Stated exercise: Starting at the first line of the listing below, retype each line up to and including the one that contains "import seaborn as sns". Leave pictures out.

Given data:
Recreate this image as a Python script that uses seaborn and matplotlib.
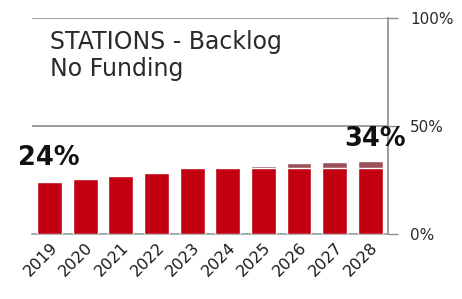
import numpy as np
import pandas as pd
import matplotlib
matplotlib.use("Agg")
import matplotlib.pyplot as plt
import seaborn as sns

# values (percent of stations in backlog)
years = ["2019", "2020", "2021", "2022", "2023", "2024", "2025", "2026", "2027", "2028"]
backlog_total = [24.0, 25.5, 26.7, 28.5, 30.4, 30.4, 31.5, 32.7, 33.5, 34.0]
backlog_base = [24.0, 25.5, 26.7, 28.5, 30.4, 30.4, 30.4, 30.6, 30.8, 30.8]
y_ticks = [0, 50, 100]
y_tick_labels = ["0%", "50%", "100%"]
first_label = "24%"
last_label = "34%"

RED = "#c20012"
TOP = "#9c5058"
GRID = "#8c8c8c"

sns.set_style("white")
plt.rcParams["font.family"] = ["DejaVu Sans"]

df = pd.DataFrame({"year": years, "total": backlog_total, "base": backlog_base})

fig = plt.figure(figsize=(4.62, 2.99), dpi=100)
ax = fig.add_axes([0.069, 0.217, 0.771, 0.723])

sns.barplot(data=df, x="year", y="total", color=TOP, width=0.7, saturation=1,
            ax=ax, zorder=3)
sns.barplot(data=df, x="year", y="base", color=RED, width=0.7, saturation=1,
            ax=ax, zorder=4)

ax.set_ylim(0, 100)
ax.set_xlim(-0.5, len(years) - 0.5)
ax.set_xlabel("")
ax.set_ylabel("")

# y axis on the right
ax.yaxis.tick_right()
ax.set_yticks(y_ticks)
ax.set_yticklabels(y_tick_labels, fontsize=11, color="#2a2a2a")
ax.tick_params(axis="y", which="major", direction="out", length=7, width=1,
               color=GRID, pad=9)
ax.yaxis.grid(True, color=GRID, linewidth=1.2)
ax.set_axisbelow(True)

# x ticks: labels at bar centres, small marks at the boundaries
ax.set_xticks(range(len(years)))
ax.set_xticklabels(years, rotation=45, ha="right", rotation_mode="anchor",
                   fontsize=11.5, color="#1a1a1a")
ax.tick_params(axis="x", which="major", length=0, pad=4)
ax.set_xticks(np.arange(-0.5, len(years)), minor=True)
ax.tick_params(axis="x", which="minor", direction="out", length=5, width=1,
               color="#a8b0b0")

for side in ["top", "left"]:
    ax.spines[side].set_visible(False)
ax.spines["right"].set_color(GRID)
ax.spines["bottom"].set_color("#9aa8a4")
ax.spines["right"].set_linewidth(1.2)
ax.spines["bottom"].set_linewidth(1.2)

ax.text(0.05, 0.945, "STATIONS - Backlog\nNo Funding", transform=ax.transAxes,
        fontsize=17, color="#2a2a2a", va="top", ha="left", linespacing=1.15)

ax.annotate(first_label, xy=(0, backlog_total[0]), xytext=(-23, 8),
            textcoords="offset points", fontsize=18.5, fontweight="bold",
            ha="left", va="bottom", color="#111111")
ax.annotate(last_label, xy=(len(years) - 1, backlog_total[-1]), xytext=(-19, 6),
            textcoords="offset points", fontsize=18.5, fontweight="bold",
            ha="left", va="bottom", color="#111111")

fig.savefig("out.png", dpi=100)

Response to this exercise:
Recreate this image as a Python script that uses seaborn and matplotlib.
import numpy as np
import pandas as pd
import matplotlib
matplotlib.use("Agg")
import matplotlib.pyplot as plt
import seaborn as sns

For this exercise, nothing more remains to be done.